■ MATERIALS PROVIDED ■
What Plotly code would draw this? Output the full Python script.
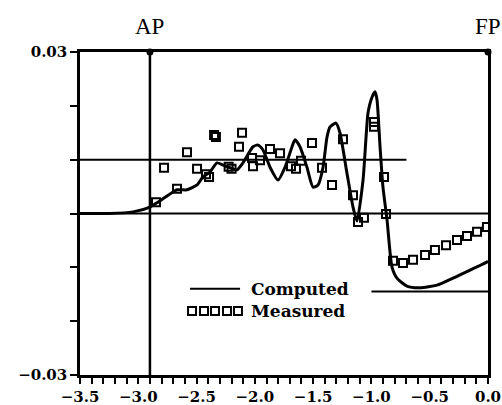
import plotly.graph_objects as go

# Computed curve (x = station, y = value)
comp_x = [-3.5, -3.25, -3.045, -2.90, -2.84, -2.75, -2.668, -2.582, -2.496, -2.445, -2.385,
          -2.325, -2.273, -2.213, -2.153, -2.102, -2.016, -1.973, -1.930, -1.870, -1.801,
          -1.741, -1.681, -1.656, -1.613, -1.553, -1.501, -1.458, -1.415, -1.381, -1.355,
          -1.304, -1.270, -1.210, -1.158, -1.124, -1.072, -1.029, -0.995, -0.969, -0.952,
          -0.926, -0.901, -0.866, -0.824, -0.781, -0.695, -0.583, -0.437, -0.300, -0.154,
          -0.009, 0.0]
comp_y = [0.0, 0.0, 0.0003, 0.0012, 0.0020, 0.0033, 0.0044, 0.0044, 0.0053, 0.0068, 0.0077,
          0.0094, 0.0090, 0.0085, 0.0081, 0.0094, 0.0124, 0.0127, 0.0118, 0.0086, 0.0062,
          0.0086, 0.0124, 0.0137, 0.0124, 0.0086, 0.0049, 0.0053, 0.0086, 0.0142, 0.0161,
          0.0168, 0.0150, 0.0075, 0.0012, -0.0014, 0.0062, 0.0187, 0.0216, 0.0226, 0.0211,
          0.0124, 0.0049, -0.0012, -0.0099, -0.0120, -0.0135, -0.0138, -0.0133, -0.0120,
          -0.0105, -0.0090, -0.0088]

# Measured points
meas_x = [-2.848, -2.779, -2.668, -2.582, -2.496, -2.419, -2.393, -2.350, -2.334, -2.225,
          -2.200, -2.136, -2.110, -2.024, -2.016, -1.956, -1.870, -1.784, -1.690, -1.647,
          -1.604, -1.510, -1.424, -1.338, -1.244, -1.158, -1.115, -1.064, -0.978, -0.978,
          -0.892, -0.875, -0.815, -0.729, -0.643, -0.540, -0.455, -0.360, -0.266, -0.180,
          -0.094, -0.009]
meas_y = [0.0021, 0.0085, 0.0046, 0.0114, 0.0083, 0.0073, 0.0068, 0.0146, 0.0142, 0.0087,
          0.0083, 0.0124, 0.0150, 0.0103, 0.0088, 0.0099, 0.0120, 0.0112, 0.0088, 0.0083,
          0.0098, 0.0131, 0.0085, 0.0053, 0.0138, 0.0034, -0.0016, -0.0008, 0.0170, 0.0161,
          0.0068, -0.0001, -0.0088, -0.0092, -0.0086, -0.0077, -0.0068, -0.0059, -0.0049,
          -0.0042, -0.0034, -0.0025]

x_ticks = [-3.5, -3.0, -2.5, -2.0, -1.5, -1.0, -0.5, 0.0]
x_ticktext = ["\u22123.5", "\u22123.0", "\u22122.5", "\u22122.0", "\u22121.5", "\u22121.0", "\u22120.5", "0.0"]
y_ticks = [-0.03, -0.02, -0.01, 0.0, 0.01, 0.02, 0.03]
y_ticktext = ["\u22120.03", "", "", "", "", "", "0.03"]

stations = ["AP", "FP"]
station_x = [-2.9, 0.0]

# Horizontal reference lines: (level, x start, x end)
ref_level = [0.0, 0.01, -0.0145]
ref_x0 = [-3.5, -3.5, -1.0]
ref_x1 = [0.0, -0.7, 0.0]

legend_labels = ["Computed", "Measured"]

fig = go.Figure()

fig.add_trace(go.Scatter(x=comp_x, y=comp_y, mode="lines",
                         line=dict(color="black", width=3, shape="spline", smoothing=0.6),
                         showlegend=False))
fig.add_trace(go.Scatter(x=meas_x, y=meas_y, mode="markers",
                         marker=dict(symbol="square-open", size=8, color="black",
                                     line=dict(width=2, color="black")),
                         showlegend=False))

shapes = []
for lv, a, b in zip(ref_level, ref_x0, ref_x1):
    shapes.append(dict(type="line", xref="x", yref="y", x0=a, x1=b, y0=lv, y1=lv,
                       line=dict(color="black", width=2)))
shapes.append(dict(type="line", xref="x", yref="y", x0=station_x[0], x1=station_x[0],
                   y0=-0.03, y1=0.03, line=dict(color="black", width=2.5)))

# station dots
fig.add_trace(go.Scatter(x=station_x, y=[0.03, 0.03], mode="markers",
                         marker=dict(color="black", size=7), cliponaxis=False,
                         showlegend=False))

annotations = []
for s, sx in zip(stations, station_x):
    annotations.append(dict(x=sx, y=1.0, xref="x", yref="paper", yshift=26, text=s,
                            showarrow=False, xanchor="center", yanchor="middle",
                            font=dict(family="Liberation Serif", size=23, color="black")))

# manual legend
leg_line_x = [-2.556, -2.127]
leg_y = [-0.0140, -0.0181]
leg_sq_x = [-2.539, -2.436, -2.342, -2.239, -2.145]
shapes.append(dict(type="line", xref="x", yref="y", x0=leg_line_x[0], x1=leg_line_x[1],
                   y0=leg_y[0], y1=leg_y[0], line=dict(color="black", width=2)))
fig.add_trace(go.Scatter(x=leg_sq_x, y=[leg_y[1]] * len(leg_sq_x), mode="markers",
                         marker=dict(symbol="square-open", size=8, color="black",
                                     line=dict(width=2, color="black")),
                         showlegend=False))
for lab, ly in zip(legend_labels, leg_y):
    annotations.append(dict(x=-2.05, y=ly, xref="x", yref="y", text=lab, showarrow=False,
                            xanchor="left", yanchor="middle",
                            font=dict(family="DejaVu Serif", size=17, color="black", weight="bold")))

fig.update_layout(
    width=502, height=405,
    margin=dict(l=80, r=14, t=52, b=30),
    plot_bgcolor="white", paper_bgcolor="white",
    shapes=shapes, annotations=annotations,
    xaxis=dict(range=[-3.5, 0.0], tickvals=x_ticks, ticktext=x_ticktext, automargin=False,
               ticks="outside", ticklen=6, tickwidth=2, tickcolor="black",
               minor=dict(dtick=0.1, tick0=0, ticks="outside", ticklen=6, tickwidth=2, tickcolor="black"),
               showline=True, linewidth=2.5, linecolor="black", mirror=True,
               showgrid=False, zeroline=False,
               tickfont=dict(family="DejaVu Serif", size=15, color="black", weight="bold")),
    yaxis=dict(range=[-0.03, 0.03], tickvals=y_ticks, ticktext=y_ticktext, automargin=False,
               ticks="outside", ticklen=7, tickwidth=2, tickcolor="black",
               showline=True, linewidth=2.5, linecolor="black", mirror=True,
               showgrid=False, zeroline=False,
               tickfont=dict(family="DejaVu Serif", size=15, color="black", weight="bold")),
)

fig.write_html("out.html", config={"displayModeBar": False},
               post_script="document.body.style.margin='0';document.body.style.overflow='hidden';")
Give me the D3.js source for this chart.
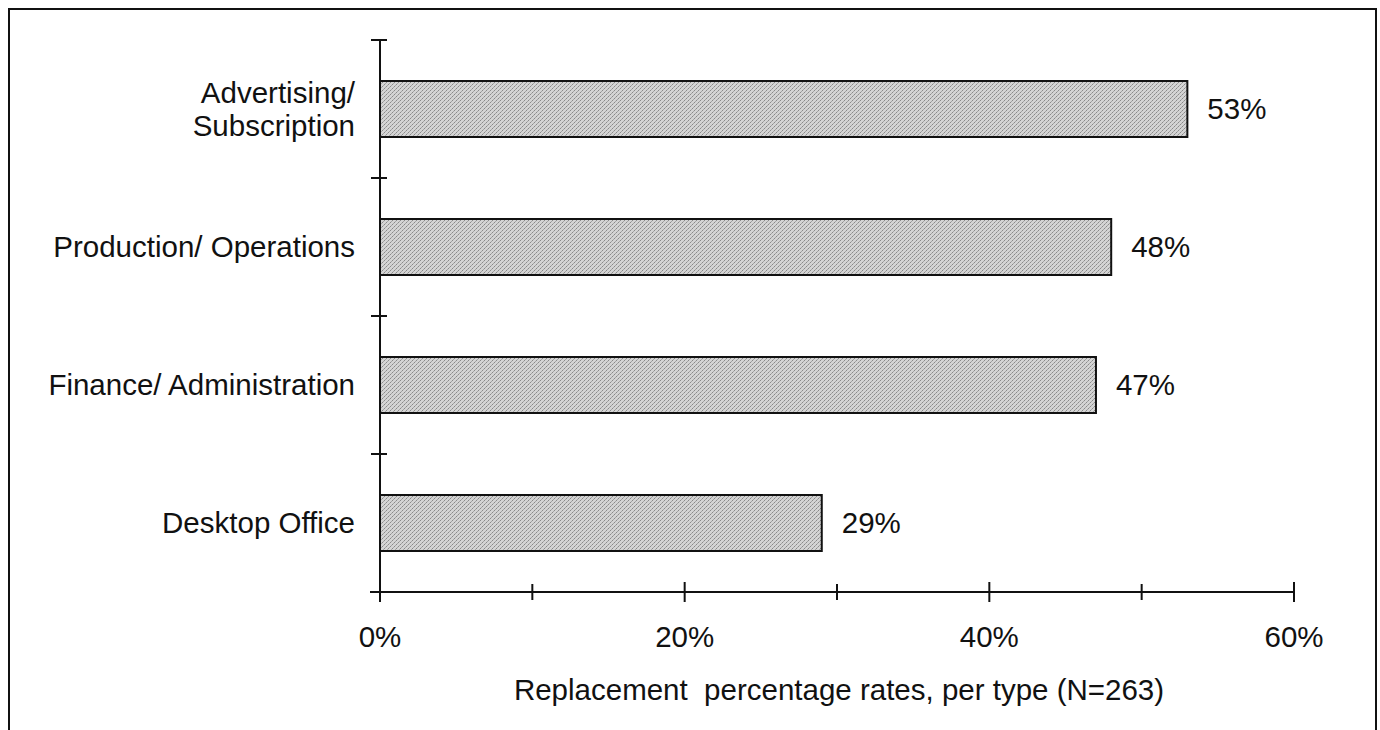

■ REQUIREMENT ■
Output each line exactly; omit every picture.

■ WRITTEN SOLUTION ■
What Plotly code would draw this? Output the full Python script.
import plotly.graph_objects as go

# Computed curve (x = station, y = value)
comp_x = [-3.5, -3.25, -3.045, -2.90, -2.84, -2.75, -2.668, -2.582, -2.496, -2.445, -2.385,
          -2.325, -2.273, -2.213, -2.153, -2.102, -2.016, -1.973, -1.930, -1.870, -1.801,
          -1.741, -1.681, -1.656, -1.613, -1.553, -1.501, -1.458, -1.415, -1.381, -1.355,
          -1.304, -1.270, -1.210, -1.158, -1.124, -1.072, -1.029, -0.995, -0.969, -0.952,
          -0.926, -0.901, -0.866, -0.824, -0.781, -0.695, -0.583, -0.437, -0.300, -0.154,
          -0.009, 0.0]
comp_y = [0.0, 0.0, 0.0003, 0.0012, 0.0020, 0.0033, 0.0044, 0.0044, 0.0053, 0.0068, 0.0077,
          0.0094, 0.0090, 0.0085, 0.0081, 0.0094, 0.0124, 0.0127, 0.0118, 0.0086, 0.0062,
          0.0086, 0.0124, 0.0137, 0.0124, 0.0086, 0.0049, 0.0053, 0.0086, 0.0142, 0.0161,
          0.0168, 0.0150, 0.0075, 0.0012, -0.0014, 0.0062, 0.0187, 0.0216, 0.0226, 0.0211,
          0.0124, 0.0049, -0.0012, -0.0099, -0.0120, -0.0135, -0.0138, -0.0133, -0.0120,
          -0.0105, -0.0090, -0.0088]

# Measured points
meas_x = [-2.848, -2.779, -2.668, -2.582, -2.496, -2.419, -2.393, -2.350, -2.334, -2.225,
          -2.200, -2.136, -2.110, -2.024, -2.016, -1.956, -1.870, -1.784, -1.690, -1.647,
          -1.604, -1.510, -1.424, -1.338, -1.244, -1.158, -1.115, -1.064, -0.978, -0.978,
          -0.892, -0.875, -0.815, -0.729, -0.643, -0.540, -0.455, -0.360, -0.266, -0.180,
          -0.094, -0.009]
meas_y = [0.0021, 0.0085, 0.0046, 0.0114, 0.0083, 0.0073, 0.0068, 0.0146, 0.0142, 0.0087,
          0.0083, 0.0124, 0.0150, 0.0103, 0.0088, 0.0099, 0.0120, 0.0112, 0.0088, 0.0083,
          0.0098, 0.0131, 0.0085, 0.0053, 0.0138, 0.0034, -0.0016, -0.0008, 0.0170, 0.0161,
          0.0068, -0.0001, -0.0088, -0.0092, -0.0086, -0.0077, -0.0068, -0.0059, -0.0049,
          -0.0042, -0.0034, -0.0025]

x_ticks = [-3.5, -3.0, -2.5, -2.0, -1.5, -1.0, -0.5, 0.0]
x_ticktext = ["\u22123.5", "\u22123.0", "\u22122.5", "\u22122.0", "\u22121.5", "\u22121.0", "\u22120.5", "0.0"]
y_ticks = [-0.03, -0.02, -0.01, 0.0, 0.01, 0.02, 0.03]
y_ticktext = ["\u22120.03", "", "", "", "", "", "0.03"]

stations = ["AP", "FP"]
station_x = [-2.9, 0.0]

# Horizontal reference lines: (level, x start, x end)
ref_level = [0.0, 0.01, -0.0145]
ref_x0 = [-3.5, -3.5, -1.0]
ref_x1 = [0.0, -0.7, 0.0]

legend_labels = ["Computed", "Measured"]

fig = go.Figure()

fig.add_trace(go.Scatter(x=comp_x, y=comp_y, mode="lines",
                         line=dict(color="black", width=3, shape="spline", smoothing=0.6),
                         showlegend=False))
fig.add_trace(go.Scatter(x=meas_x, y=meas_y, mode="markers",
                         marker=dict(symbol="square-open", size=8, color="black",
                                     line=dict(width=2, color="black")),
                         showlegend=False))

shapes = []
for lv, a, b in zip(ref_level, ref_x0, ref_x1):
    shapes.append(dict(type="line", xref="x", yref="y", x0=a, x1=b, y0=lv, y1=lv,
                       line=dict(color="black", width=2)))
shapes.append(dict(type="line", xref="x", yref="y", x0=station_x[0], x1=station_x[0],
                   y0=-0.03, y1=0.03, line=dict(color="black", width=2.5)))

# station dots
fig.add_trace(go.Scatter(x=station_x, y=[0.03, 0.03], mode="markers",
                         marker=dict(color="black", size=7), cliponaxis=False,
                         showlegend=False))

annotations = []
for s, sx in zip(stations, station_x):
    annotations.append(dict(x=sx, y=1.0, xref="x", yref="paper", yshift=26, text=s,
                            showarrow=False, xanchor="center", yanchor="middle",
                            font=dict(family="Liberation Serif", size=23, color="black")))

# manual legend
leg_line_x = [-2.556, -2.127]
leg_y = [-0.0140, -0.0181]
leg_sq_x = [-2.539, -2.436, -2.342, -2.239, -2.145]
shapes.append(dict(type="line", xref="x", yref="y", x0=leg_line_x[0], x1=leg_line_x[1],
                   y0=leg_y[0], y1=leg_y[0], line=dict(color="black", width=2)))
fig.add_trace(go.Scatter(x=leg_sq_x, y=[leg_y[1]] * len(leg_sq_x), mode="markers",
                         marker=dict(symbol="square-open", size=8, color="black",
                                     line=dict(width=2, color="black")),
                         showlegend=False))
for lab, ly in zip(legend_labels, leg_y):
    annotations.append(dict(x=-2.05, y=ly, xref="x", yref="y", text=lab, showarrow=False,
                            xanchor="left", yanchor="middle",
                            font=dict(family="DejaVu Serif", size=17, color="black", weight="bold")))

fig.update_layout(
    width=502, height=405,
    margin=dict(l=80, r=14, t=52, b=30),
    plot_bgcolor="white", paper_bgcolor="white",
    shapes=shapes, annotations=annotations,
    xaxis=dict(range=[-3.5, 0.0], tickvals=x_ticks, ticktext=x_ticktext, automargin=False,
               ticks="outside", ticklen=6, tickwidth=2, tickcolor="black",
               minor=dict(dtick=0.1, tick0=0, ticks="outside", ticklen=6, tickwidth=2, tickcolor="black"),
               showline=True, linewidth=2.5, linecolor="black", mirror=True,
               showgrid=False, zeroline=False,
               tickfont=dict(family="DejaVu Serif", size=15, color="black", weight="bold")),
    yaxis=dict(range=[-0.03, 0.03], tickvals=y_ticks, ticktext=y_ticktext, automargin=False,
               ticks="outside", ticklen=7, tickwidth=2, tickcolor="black",
               showline=True, linewidth=2.5, linecolor="black", mirror=True,
               showgrid=False, zeroline=False,
               tickfont=dict(family="DejaVu Serif", size=15, color="black", weight="bold")),
)

fig.write_html("out.html", config={"displayModeBar": False},
               post_script="document.body.style.margin='0';document.body.style.overflow='hidden';")
Give me the D3.js source for this chart.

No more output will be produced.